On YouTube videos, the group has an extraordinary aura of confidence and courage. And it is interesting that every time they are together Min Ko Naing takes center stage as the bona fide leader of the group, but he hands the mike around to his comrades who take turns to speak. Was that how he built up his 20 comrades to rise up together with him? I am sure there were unaccountable ways he developed the group. In modern management terms, they would be called a Lateral Organization, one in which leadership and decisions are shared equally.
The world has had many leaders from Gandhi, Dr. Martin Luther King, Nelson Mandela, Gen. Aung San and even Suu Kyi. Each became prominent global figures, but none of them brought along a group of fellow leaders like Min Ko Naing has done.
Even Gen Aung San's 30 comrades did not stay cohesive after the war. In fact, one, the notorious Ne Win, destroyed the country that the 30 Comrades had fought for.
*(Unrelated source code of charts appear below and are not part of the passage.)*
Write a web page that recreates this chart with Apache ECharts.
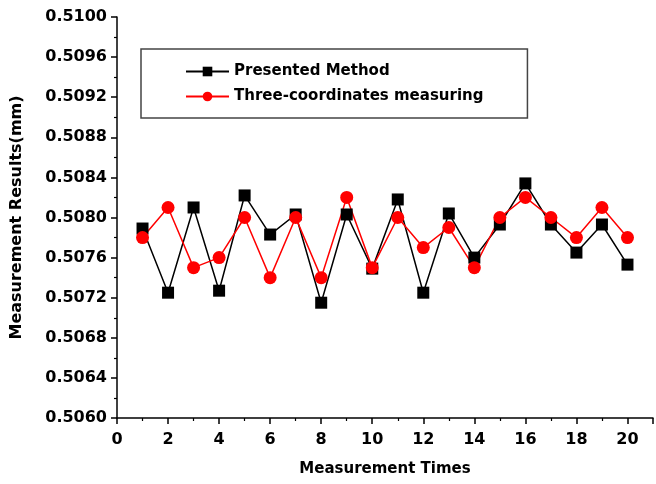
<!DOCTYPE html>
<html>
<head>
<meta charset="utf-8">
<script src="https://cdn.jsdelivr.net/npm/echarts@6/dist/echarts.min.js"></script>
<style>
  html, body { margin: 0; padding: 0; background: #fff; }
  #main { width: 656px; height: 484px; }
</style>
</head>
<body>
<div id="main"></div>
<script>
// measurement index 1..20
var times = [1, 2, 3, 4, 5, 6, 7, 8, 9, 10, 11, 12, 13, 14, 15, 16, 17, 18, 19, 20];
var presented = [0.50789, 0.50725, 0.50810, 0.50727, 0.50822, 0.50783, 0.50803, 0.50715, 0.50803, 0.50749,
                 0.50818, 0.50725, 0.50804, 0.50760, 0.50793, 0.50834, 0.50793, 0.50765, 0.50793, 0.50753];
var threeCoord = [0.50780, 0.50810, 0.50750, 0.50760, 0.50800, 0.50740, 0.50800, 0.50740, 0.50820, 0.50750,
                  0.50800, 0.50770, 0.50790, 0.50750, 0.50800, 0.50820, 0.50800, 0.50780, 0.50810, 0.50780];

var font = 'DejaVu Sans';

function pairs(ys) {
  return times.map(function (t, i) { return [t, ys[i]]; });
}

var myChart = echarts.init(document.getElementById('main'));
var option = {
  animation: false,
  backgroundColor: '#fff',
  grid: { left: 117, right: 3, top: 17, bottom: 66 },
  legend: {
    orient: 'vertical',
    left: 141,
    top: 49,
    padding: [15, 44, 14, 44],
    borderColor: '#444',
    borderWidth: 1.5,
    itemWidth: 43,
    itemHeight: 12,
    itemGap: 10,
    textStyle: { fontFamily: font, fontWeight: 'bold', fontSize: 15, color: '#000' },
    data: ['Presented Method', 'Three-coordinates measuring']
  },
  xAxis: {
    type: 'value',
    min: 0,
    max: 21,
    interval: 2,
    name: 'Measurement Times',
    nameLocation: 'middle',
    nameGap: 44,
    nameTextStyle: { fontFamily: font, fontWeight: 'bold', fontSize: 15, color: '#000' },
    axisLine: { lineStyle: { color: '#000', width: 1.5 } },
    axisTick: { inside: false, length: 6, lineStyle: { color: '#000', width: 1.5 } },
    minorTick: { show: true, splitNumber: 2, length: 3, lineStyle: { color: '#000', width: 1.2 } },
    axisLabel: {
      margin: 14, fontFamily: font, fontWeight: 'bold', fontSize: 16, color: '#000',
      formatter: function (v) { return v > 20 ? '' : String(v); }
    },
    splitLine: { show: false }
  },
  yAxis: {
    type: 'value',
    min: 0.506,
    max: 0.510,
    interval: 0.0004,
    name: 'Measurement Results(mm)',
    nameLocation: 'middle',
    nameGap: 92,
    nameTextStyle: { fontFamily: font, fontWeight: 'bold', fontSize: 16, color: '#000' },
    axisLine: { show: true, lineStyle: { color: '#000', width: 1.5 } },
    axisTick: { show: true, inside: false, length: 6, lineStyle: { color: '#000', width: 1.5 } },
    minorTick: { show: true, splitNumber: 2, length: 3, lineStyle: { color: '#000', width: 1.2 } },
    axisLabel: {
      margin: 10, fontFamily: font, fontWeight: 'bold', fontSize: 16, color: '#000',
      formatter: function (v) { return v.toFixed(4); }
    },
    splitLine: { show: false }
  },
  series: [
    {
      name: 'Presented Method',
      type: 'line',
      data: pairs(presented),
      symbol: 'rect',
      symbolSize: 12,
      color: '#000',
      lineStyle: { color: '#000', width: 1.5 },
      itemStyle: { color: '#000' }
    },
    {
      name: 'Three-coordinates measuring',
      type: 'line',
      data: pairs(threeCoord),
      symbol: 'circle',
      symbolSize: 13,
      color: '#ff0000',
      lineStyle: { color: '#ff0000', width: 1.5 },
      itemStyle: { color: '#ff0000' }
    }
  ]
};
myChart.setOption(option);
</script>
</body>
</html>
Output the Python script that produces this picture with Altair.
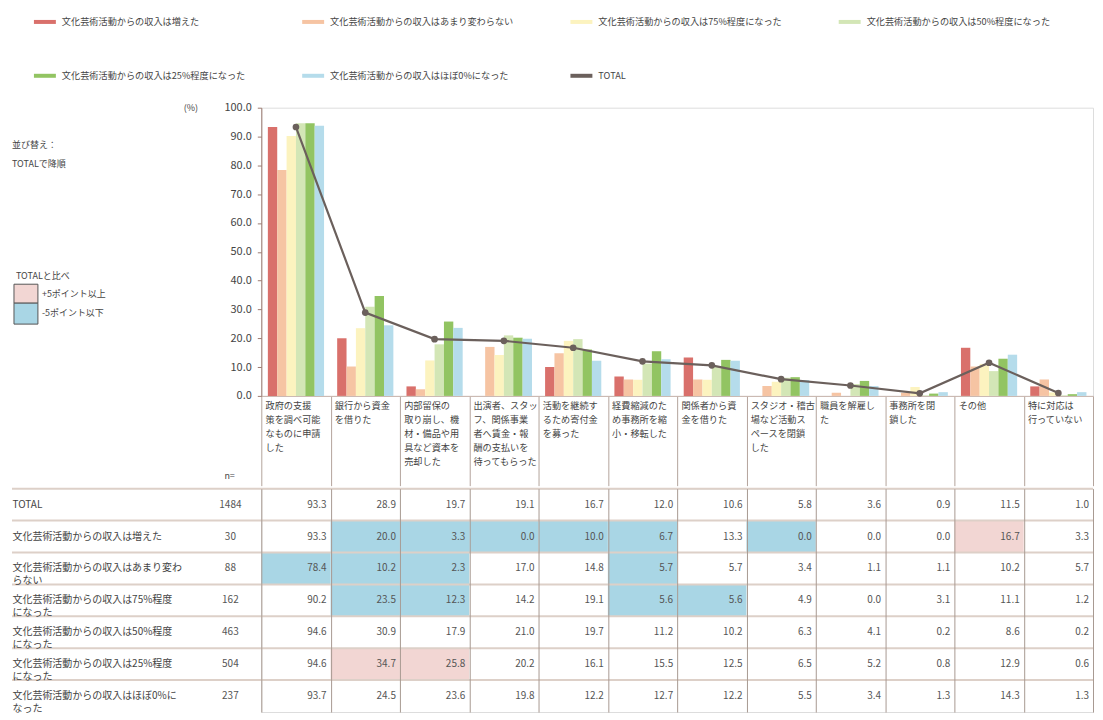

And the rest eventually went their own way.
What is it that has held the 88-Generation group together and allowed them to move forward in lock step? There appears to be no competition between them or jostling for position.
Min Ko Naing is already a strong leader. Multiply him twenty times, and Burma has twenty potentially strong leaders. Whatever the reasons, Burma has an extraordinary group of gifted politicians.
The question arises: why are the government and military hardliners so afraid of them? Because they can command the people without actually commanding them. As leaders, they do not set themselves apart. They come down to the level of the common man leaving no gap between them and the man on the street.
They are real leaders – not just iconic.